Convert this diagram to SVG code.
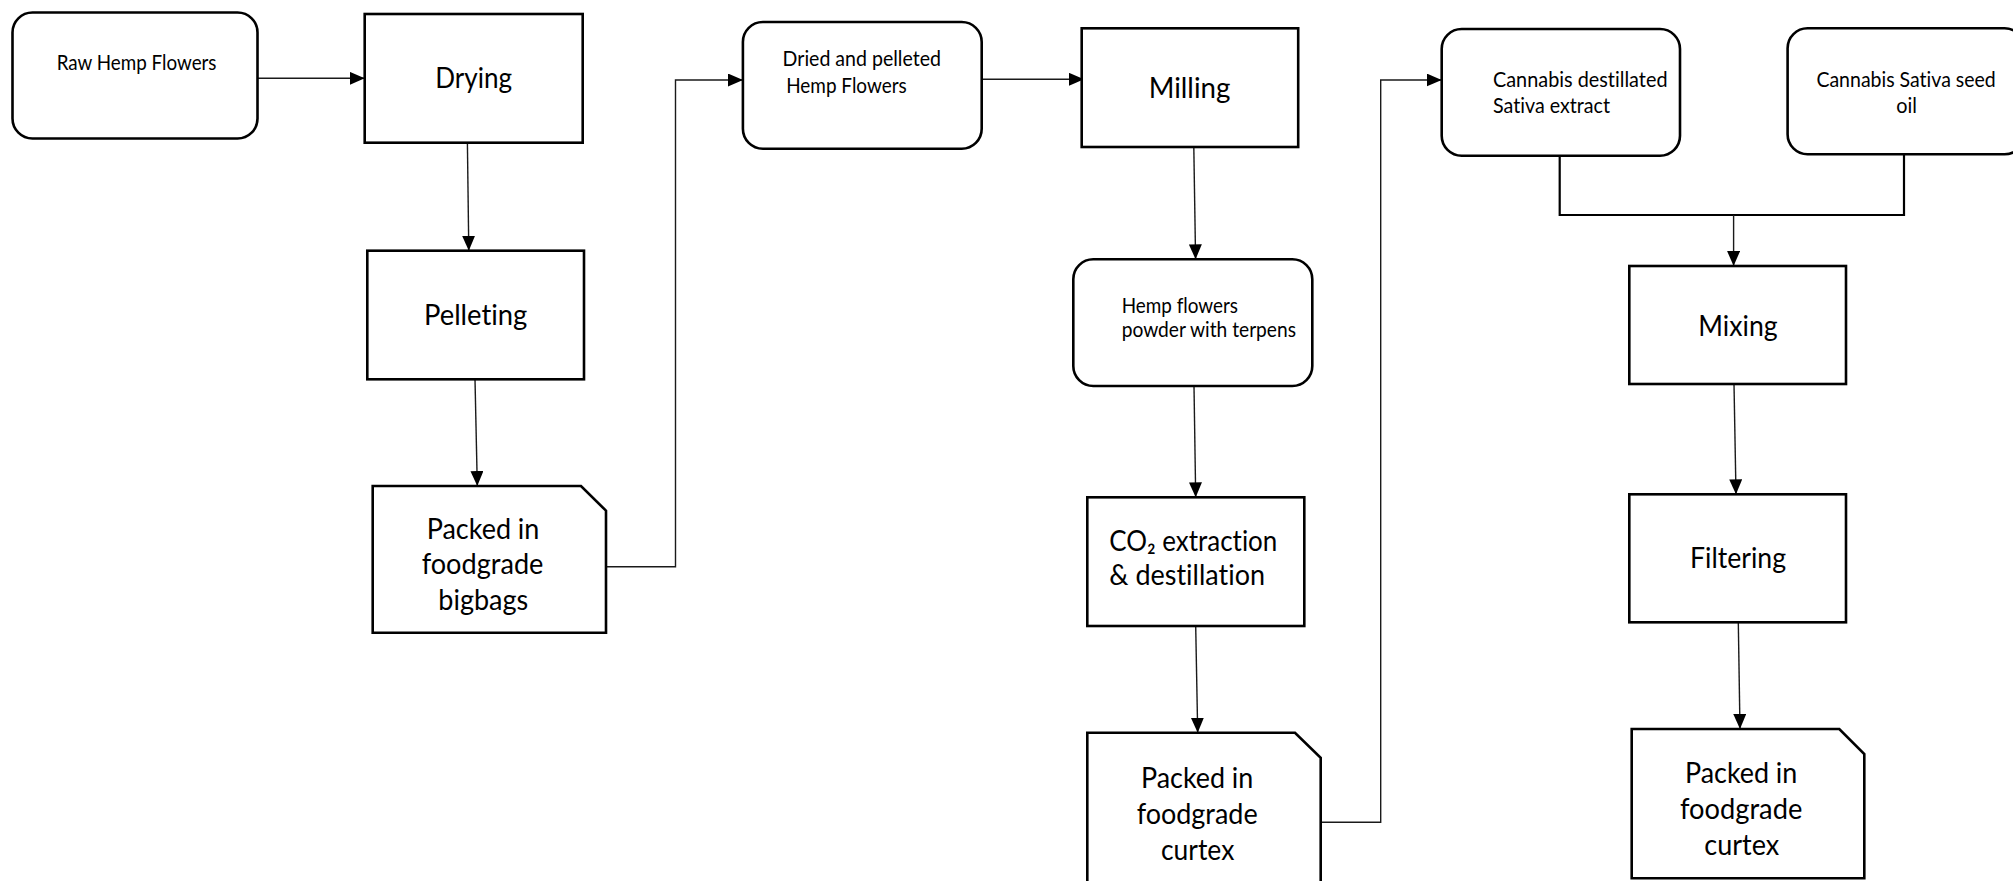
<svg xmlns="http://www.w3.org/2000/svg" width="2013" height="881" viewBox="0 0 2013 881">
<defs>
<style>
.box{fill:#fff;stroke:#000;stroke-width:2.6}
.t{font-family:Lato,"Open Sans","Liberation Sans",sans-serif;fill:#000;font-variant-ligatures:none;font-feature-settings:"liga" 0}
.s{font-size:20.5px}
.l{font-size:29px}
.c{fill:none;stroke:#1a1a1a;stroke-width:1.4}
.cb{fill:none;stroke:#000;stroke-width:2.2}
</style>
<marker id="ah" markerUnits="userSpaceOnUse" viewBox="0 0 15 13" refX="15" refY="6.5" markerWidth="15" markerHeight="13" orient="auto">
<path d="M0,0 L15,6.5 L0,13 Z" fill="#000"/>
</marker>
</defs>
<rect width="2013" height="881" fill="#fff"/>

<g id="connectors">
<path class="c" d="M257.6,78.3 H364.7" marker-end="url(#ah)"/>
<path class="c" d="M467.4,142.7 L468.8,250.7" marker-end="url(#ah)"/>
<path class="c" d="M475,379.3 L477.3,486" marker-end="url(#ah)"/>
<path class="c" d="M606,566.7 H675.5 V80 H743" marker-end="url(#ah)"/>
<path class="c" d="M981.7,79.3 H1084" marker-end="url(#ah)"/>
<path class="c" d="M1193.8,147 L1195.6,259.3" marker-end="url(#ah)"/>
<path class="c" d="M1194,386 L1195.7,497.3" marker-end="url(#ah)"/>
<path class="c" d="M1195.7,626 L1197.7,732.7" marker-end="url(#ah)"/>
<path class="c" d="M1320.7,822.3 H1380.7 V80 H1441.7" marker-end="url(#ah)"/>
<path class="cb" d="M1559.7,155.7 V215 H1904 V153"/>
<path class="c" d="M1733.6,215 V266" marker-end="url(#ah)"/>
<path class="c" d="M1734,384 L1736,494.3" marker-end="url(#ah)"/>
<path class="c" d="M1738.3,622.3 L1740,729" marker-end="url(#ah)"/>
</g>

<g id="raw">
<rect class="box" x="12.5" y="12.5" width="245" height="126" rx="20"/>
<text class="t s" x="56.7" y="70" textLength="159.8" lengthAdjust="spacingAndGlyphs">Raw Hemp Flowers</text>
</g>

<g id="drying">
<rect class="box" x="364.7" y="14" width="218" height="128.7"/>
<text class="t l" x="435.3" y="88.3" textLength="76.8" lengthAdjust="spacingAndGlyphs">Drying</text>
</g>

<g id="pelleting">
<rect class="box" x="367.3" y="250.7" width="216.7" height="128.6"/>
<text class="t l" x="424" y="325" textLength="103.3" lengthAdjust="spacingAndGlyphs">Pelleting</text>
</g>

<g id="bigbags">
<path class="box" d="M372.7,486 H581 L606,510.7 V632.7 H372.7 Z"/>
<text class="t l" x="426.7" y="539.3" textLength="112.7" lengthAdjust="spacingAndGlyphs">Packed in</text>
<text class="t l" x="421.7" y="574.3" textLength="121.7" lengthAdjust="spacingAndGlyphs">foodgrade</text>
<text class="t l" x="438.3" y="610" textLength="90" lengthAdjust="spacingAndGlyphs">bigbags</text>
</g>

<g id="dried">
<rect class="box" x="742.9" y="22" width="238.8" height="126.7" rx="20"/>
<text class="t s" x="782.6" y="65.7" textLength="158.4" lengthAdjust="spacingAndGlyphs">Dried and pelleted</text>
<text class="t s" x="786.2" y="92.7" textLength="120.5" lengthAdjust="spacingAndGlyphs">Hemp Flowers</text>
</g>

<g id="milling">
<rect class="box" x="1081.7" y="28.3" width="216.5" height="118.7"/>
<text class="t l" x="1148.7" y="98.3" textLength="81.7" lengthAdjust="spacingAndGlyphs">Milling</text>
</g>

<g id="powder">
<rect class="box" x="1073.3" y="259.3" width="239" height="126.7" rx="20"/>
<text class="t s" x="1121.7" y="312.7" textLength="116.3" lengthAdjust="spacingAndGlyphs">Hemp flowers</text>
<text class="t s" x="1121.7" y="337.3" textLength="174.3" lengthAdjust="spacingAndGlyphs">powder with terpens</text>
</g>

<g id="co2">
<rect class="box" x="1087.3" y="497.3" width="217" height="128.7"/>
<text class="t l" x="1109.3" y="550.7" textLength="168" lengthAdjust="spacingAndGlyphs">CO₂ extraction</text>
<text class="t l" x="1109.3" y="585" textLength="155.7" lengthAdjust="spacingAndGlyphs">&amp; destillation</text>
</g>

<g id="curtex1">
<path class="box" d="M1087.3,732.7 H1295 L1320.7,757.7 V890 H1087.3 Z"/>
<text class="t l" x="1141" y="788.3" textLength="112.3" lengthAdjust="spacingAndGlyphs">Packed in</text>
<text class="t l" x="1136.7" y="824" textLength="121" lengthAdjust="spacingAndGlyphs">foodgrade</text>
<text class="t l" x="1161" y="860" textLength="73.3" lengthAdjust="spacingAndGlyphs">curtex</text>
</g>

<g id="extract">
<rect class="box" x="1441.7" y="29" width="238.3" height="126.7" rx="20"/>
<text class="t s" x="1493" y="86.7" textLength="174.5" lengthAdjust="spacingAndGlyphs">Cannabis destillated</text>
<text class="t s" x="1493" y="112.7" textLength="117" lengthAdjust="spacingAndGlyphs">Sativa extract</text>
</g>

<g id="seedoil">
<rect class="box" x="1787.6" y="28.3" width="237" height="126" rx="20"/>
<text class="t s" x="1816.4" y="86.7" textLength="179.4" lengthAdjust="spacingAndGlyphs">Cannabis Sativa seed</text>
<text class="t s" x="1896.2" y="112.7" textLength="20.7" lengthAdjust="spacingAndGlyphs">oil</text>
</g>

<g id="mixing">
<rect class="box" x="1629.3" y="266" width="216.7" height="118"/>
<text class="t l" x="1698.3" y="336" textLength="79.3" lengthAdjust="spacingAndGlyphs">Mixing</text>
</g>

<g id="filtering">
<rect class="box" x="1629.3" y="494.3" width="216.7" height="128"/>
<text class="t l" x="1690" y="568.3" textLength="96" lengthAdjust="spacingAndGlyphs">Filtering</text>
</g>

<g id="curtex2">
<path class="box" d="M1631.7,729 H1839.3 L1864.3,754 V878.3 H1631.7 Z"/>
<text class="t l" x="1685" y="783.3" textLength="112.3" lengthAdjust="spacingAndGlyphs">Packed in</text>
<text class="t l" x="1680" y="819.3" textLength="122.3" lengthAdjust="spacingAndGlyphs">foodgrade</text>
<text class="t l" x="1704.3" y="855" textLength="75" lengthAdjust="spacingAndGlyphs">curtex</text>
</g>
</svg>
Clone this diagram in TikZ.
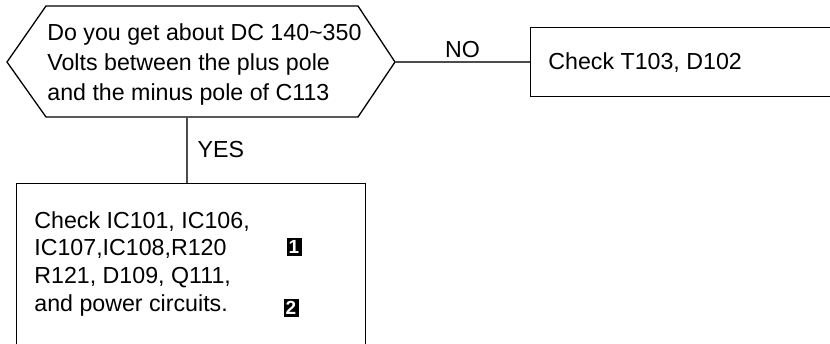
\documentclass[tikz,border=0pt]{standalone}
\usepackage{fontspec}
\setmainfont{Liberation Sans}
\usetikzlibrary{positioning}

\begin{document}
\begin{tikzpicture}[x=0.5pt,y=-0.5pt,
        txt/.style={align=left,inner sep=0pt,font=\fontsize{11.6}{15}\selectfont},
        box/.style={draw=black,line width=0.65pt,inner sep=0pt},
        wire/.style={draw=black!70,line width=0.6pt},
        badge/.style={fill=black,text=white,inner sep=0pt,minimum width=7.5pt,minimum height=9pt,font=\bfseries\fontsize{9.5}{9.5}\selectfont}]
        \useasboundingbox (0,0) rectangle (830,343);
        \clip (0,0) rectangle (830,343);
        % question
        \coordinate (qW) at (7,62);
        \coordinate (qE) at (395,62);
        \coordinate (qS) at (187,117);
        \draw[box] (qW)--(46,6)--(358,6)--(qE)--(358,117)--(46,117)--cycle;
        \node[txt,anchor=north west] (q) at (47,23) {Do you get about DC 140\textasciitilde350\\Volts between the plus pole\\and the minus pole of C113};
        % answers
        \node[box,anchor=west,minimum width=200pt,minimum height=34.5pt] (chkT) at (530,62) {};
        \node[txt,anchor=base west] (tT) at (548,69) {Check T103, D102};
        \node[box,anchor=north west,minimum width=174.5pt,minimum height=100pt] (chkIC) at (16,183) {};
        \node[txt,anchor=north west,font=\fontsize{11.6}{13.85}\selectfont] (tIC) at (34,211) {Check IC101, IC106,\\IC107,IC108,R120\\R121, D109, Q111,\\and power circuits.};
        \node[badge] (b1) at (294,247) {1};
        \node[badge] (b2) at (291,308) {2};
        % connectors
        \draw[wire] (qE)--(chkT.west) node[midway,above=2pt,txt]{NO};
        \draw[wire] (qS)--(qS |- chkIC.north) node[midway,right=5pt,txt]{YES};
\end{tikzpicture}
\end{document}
--
■ **EXERCISE INSTRUCTIONS**
Your answer should be one number: how many lines in the material above contain the string "diagram".

■ **IN RESPONSE**
2